Task to complete: Provide only the number of lines in the listing that contain the string "matplotlib".

--- Stored data ---

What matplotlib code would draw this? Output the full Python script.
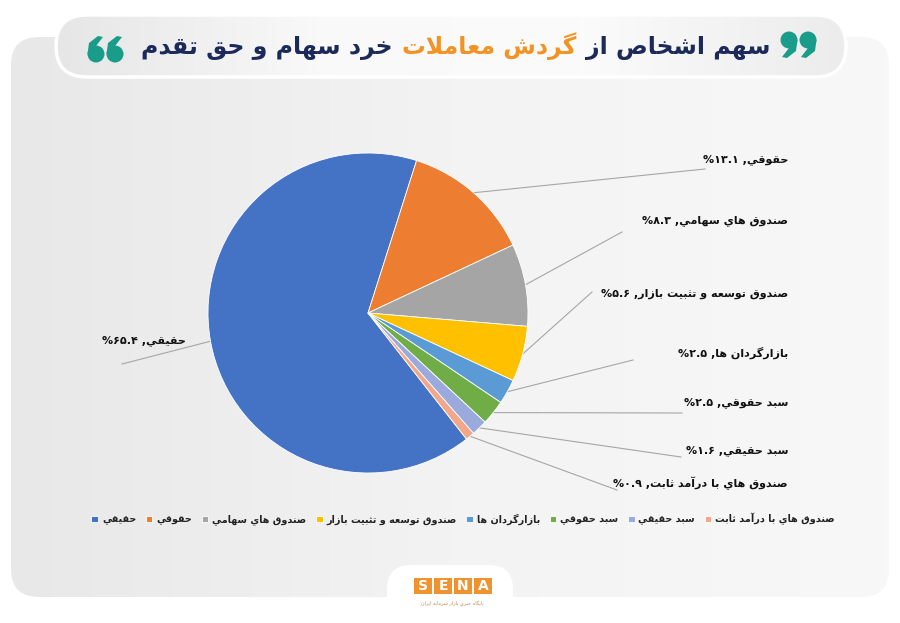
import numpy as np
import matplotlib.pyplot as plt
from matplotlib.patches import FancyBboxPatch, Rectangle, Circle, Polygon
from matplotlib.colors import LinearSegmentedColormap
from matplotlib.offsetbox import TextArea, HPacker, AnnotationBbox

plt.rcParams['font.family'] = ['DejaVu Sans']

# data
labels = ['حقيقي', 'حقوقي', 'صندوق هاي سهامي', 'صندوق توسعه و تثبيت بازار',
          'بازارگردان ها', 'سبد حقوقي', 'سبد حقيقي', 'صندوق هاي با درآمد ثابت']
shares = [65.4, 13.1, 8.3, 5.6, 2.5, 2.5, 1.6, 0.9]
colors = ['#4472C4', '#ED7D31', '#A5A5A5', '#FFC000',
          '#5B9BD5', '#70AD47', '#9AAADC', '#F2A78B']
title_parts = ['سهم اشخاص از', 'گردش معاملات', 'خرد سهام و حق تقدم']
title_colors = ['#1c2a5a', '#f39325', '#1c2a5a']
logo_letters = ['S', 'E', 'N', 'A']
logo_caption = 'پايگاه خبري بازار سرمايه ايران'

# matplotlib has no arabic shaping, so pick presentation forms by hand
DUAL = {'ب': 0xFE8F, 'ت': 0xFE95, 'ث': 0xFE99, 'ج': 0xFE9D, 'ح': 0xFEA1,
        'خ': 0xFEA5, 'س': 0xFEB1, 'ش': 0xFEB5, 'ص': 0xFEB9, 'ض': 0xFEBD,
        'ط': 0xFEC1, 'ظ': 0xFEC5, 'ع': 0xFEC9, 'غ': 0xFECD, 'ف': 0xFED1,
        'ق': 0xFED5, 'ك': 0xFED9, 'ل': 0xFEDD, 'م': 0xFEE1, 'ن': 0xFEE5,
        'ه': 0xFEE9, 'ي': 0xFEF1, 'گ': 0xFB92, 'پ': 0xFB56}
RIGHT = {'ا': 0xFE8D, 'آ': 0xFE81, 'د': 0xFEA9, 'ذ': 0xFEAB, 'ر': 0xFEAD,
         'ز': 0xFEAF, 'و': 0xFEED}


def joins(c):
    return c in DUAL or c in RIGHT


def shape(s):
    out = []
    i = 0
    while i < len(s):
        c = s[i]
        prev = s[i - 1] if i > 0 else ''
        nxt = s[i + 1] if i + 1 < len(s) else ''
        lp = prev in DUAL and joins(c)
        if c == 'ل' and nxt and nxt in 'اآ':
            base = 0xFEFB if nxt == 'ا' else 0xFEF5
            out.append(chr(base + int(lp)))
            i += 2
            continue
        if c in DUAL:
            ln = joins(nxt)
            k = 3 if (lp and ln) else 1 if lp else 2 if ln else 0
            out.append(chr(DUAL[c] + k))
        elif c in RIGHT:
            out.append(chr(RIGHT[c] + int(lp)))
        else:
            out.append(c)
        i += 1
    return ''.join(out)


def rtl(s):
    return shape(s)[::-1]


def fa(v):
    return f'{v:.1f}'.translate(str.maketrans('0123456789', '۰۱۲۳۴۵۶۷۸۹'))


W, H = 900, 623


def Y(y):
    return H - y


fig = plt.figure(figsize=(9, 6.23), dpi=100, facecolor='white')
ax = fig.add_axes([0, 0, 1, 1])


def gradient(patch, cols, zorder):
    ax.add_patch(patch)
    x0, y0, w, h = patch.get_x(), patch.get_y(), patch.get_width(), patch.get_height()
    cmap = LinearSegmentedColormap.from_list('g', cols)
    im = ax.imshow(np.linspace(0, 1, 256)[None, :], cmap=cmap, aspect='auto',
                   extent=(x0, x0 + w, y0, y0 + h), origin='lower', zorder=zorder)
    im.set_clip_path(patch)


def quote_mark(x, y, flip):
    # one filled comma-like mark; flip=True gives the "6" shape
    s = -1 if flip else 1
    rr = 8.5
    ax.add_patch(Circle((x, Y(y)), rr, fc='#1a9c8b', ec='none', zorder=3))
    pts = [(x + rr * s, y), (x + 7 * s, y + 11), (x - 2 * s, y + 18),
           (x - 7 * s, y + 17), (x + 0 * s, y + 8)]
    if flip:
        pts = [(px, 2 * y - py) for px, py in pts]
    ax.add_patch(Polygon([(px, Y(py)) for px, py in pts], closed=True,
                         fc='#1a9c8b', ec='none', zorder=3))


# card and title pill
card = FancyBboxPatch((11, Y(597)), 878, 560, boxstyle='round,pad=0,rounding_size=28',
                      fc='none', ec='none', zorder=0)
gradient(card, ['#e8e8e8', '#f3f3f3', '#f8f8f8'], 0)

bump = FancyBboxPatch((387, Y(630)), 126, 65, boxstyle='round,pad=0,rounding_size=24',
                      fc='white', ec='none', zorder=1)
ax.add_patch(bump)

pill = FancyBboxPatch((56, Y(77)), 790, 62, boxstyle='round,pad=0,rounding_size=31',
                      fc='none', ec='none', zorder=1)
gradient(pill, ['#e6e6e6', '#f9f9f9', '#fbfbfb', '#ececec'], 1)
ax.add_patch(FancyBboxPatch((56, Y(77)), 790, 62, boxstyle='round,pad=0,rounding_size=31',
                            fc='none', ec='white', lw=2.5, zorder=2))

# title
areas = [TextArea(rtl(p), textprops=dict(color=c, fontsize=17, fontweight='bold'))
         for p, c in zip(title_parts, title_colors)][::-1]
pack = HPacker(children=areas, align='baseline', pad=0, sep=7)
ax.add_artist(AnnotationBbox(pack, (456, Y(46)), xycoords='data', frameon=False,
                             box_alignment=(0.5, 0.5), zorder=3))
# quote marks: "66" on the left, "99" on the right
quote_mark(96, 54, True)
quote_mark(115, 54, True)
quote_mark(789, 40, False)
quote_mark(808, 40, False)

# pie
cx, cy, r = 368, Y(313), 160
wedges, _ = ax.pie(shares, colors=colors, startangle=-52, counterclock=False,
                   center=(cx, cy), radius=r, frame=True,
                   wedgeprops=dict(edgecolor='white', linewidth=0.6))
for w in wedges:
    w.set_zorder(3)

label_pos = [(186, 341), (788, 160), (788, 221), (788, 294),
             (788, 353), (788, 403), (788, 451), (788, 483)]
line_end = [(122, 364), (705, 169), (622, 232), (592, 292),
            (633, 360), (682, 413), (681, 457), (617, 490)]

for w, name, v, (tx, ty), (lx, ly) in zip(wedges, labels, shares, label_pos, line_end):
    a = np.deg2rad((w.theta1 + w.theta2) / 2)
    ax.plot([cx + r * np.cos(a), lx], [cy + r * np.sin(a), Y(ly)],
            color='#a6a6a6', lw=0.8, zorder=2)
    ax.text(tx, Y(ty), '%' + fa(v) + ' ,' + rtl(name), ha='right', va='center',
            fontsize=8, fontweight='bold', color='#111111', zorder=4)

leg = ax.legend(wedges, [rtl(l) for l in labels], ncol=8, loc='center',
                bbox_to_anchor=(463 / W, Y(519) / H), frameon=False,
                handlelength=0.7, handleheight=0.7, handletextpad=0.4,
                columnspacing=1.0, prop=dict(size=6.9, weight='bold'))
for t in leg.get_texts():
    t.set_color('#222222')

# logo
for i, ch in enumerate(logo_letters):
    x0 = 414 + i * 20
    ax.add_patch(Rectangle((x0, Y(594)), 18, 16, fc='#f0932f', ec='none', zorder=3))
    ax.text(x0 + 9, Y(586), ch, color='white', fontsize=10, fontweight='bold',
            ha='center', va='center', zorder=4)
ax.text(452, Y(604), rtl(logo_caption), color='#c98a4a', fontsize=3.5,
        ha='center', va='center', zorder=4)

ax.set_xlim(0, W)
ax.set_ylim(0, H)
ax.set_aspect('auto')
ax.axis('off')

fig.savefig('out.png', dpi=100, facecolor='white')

---

The answer: 6